Periodico di informazione religiosa

Giovedì della II settimana di Pasqua. Il tempo di Pasqua con Gregorio Magno

by | 11 Apr 2024 | Monasteria

Giovedì della II settimana di Pasqua

Se nel capitolo 4 degli Atti Pietro e Giovanni domandavano: “Se sia giusto innanzi a Dio obbedire a voi più che a lui, giudicatelo da voi stessi”, ora viene la risposta di Pietro: “bisogna obbedire a Dio più che agli uomini”. Questa era già la lezione di Socrate in carcere fronte alla possibilità di uscire dalla prigione: quello che importa non è tanto vivere, diceva all’amico Critone, quanto vivere bene. E viver bene equivale a vivere con onestà e giustizia.
Scriveva Benedetto XVI: “Nella storia dell’umanità queste parole di Pietro e di Socrate sono il vero faro della liberazione dell’uomo, che sa vedere Dio e, in nome di Dio, può e deve obbedire non tanto agli uomini, ma a Lui e liberarsi, così, dal positivismo dell’obbedienza umana”.
Questa necessità di ubbidire a Dio piuttosto che agli uomini ci fa anche intravedere la consapevolezza degli apostoli che loro daranno la vita per questa Parola, per quello che hanno sperimentato e creduto con Gesù e in Gesù. Il centro di tutto il messaggio cristiano, che vincola la coscienza dei discepoli, è che “Dio ha risuscitato Gesù che voi aveste tra le mani e appeso al legno”. È l’annuncio della resurrezione, ma non solo. Non solo Dio l’ha risuscitato, ma l’ha innalzato alla sua destra come capo salvatore e ha mandato lo Spirito a noi, dando il potere di dire la verità contro ogni altro potere per liberare l’uomo, quel potere che fa raddrizzare gli storpi, quel potere per cui l’ombra di Pietro fa risuscitare la gente che passa per le strade, quel potere che libera dalla prigione a porte chiuse, quel potere di vita e di amore che vince la morte. È il potere di Dio ad essere la salvezza dell’uomo, al di là di ogni gioco di potere umano.

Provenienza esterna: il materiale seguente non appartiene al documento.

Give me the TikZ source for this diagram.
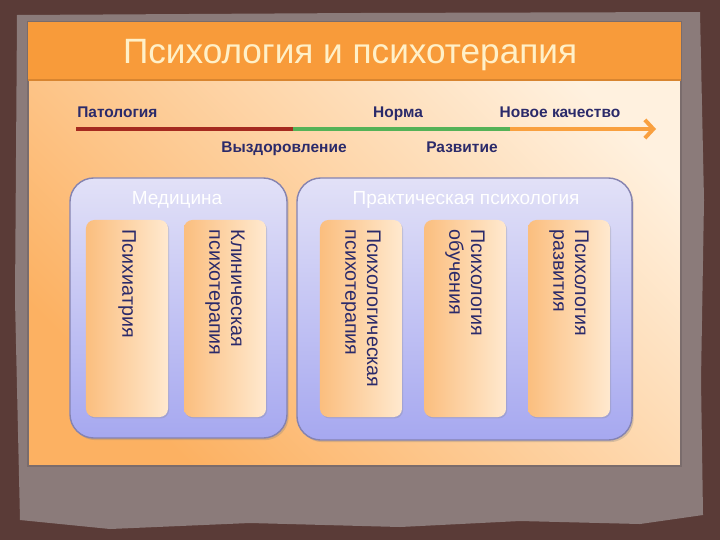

Gregorio Magno, Commento morale a Giobbe 14, 67-68

“Io so che il mio Redentore è vivente” (Gb 79,25). Giobbe non dice Creatore, ma Redentore; egli indica chiaramente colui che, dopo aver creato ogni cosa, volendo riscattarci dalla schiavitù, è apparso in mezzo a noi incarnato e, mediante la sua passione, ci ha liberati dalla morte eterna. E si noti con quale fede Giobbe si affida alla potenza divina di colui del quale Paolo dice: “È stato crocifisso per la sua debolezza, ma è vivente in virtù della potenza di Dio” (2 Cor 13,4). Giobbe dice: “Io so che il mio Redentore è vivente”. È come se dicesse: Egli è stato flagellato, deriso, schiaffeggiato, coronato di spine, coperto di sputi, crocifisso, ed è morto; ecco ciò che sa chi non crede. Bene, io credo con sicurezza che dopo la sua morte egli è vivo. lo proclamo a voce alta: il mio Redentore è vivente!
Ma, beato Giobbe, come fai ad essere così sicuro che tu risorgerai perché il Signore è risorto? Dillo chiaramente. E Giobbe prosegue: “So che nell’ultimo giorno io risusciterò dalla terra” (Gb 19,25). Sì, quella risurrezione che il Cristo manifestò in se stesso, un giorno la compirà anche in noi. Egli manifestò in se stesso la risurrezione che ha promesso a noi, perché alle membra è riservata la gloria del loro capo.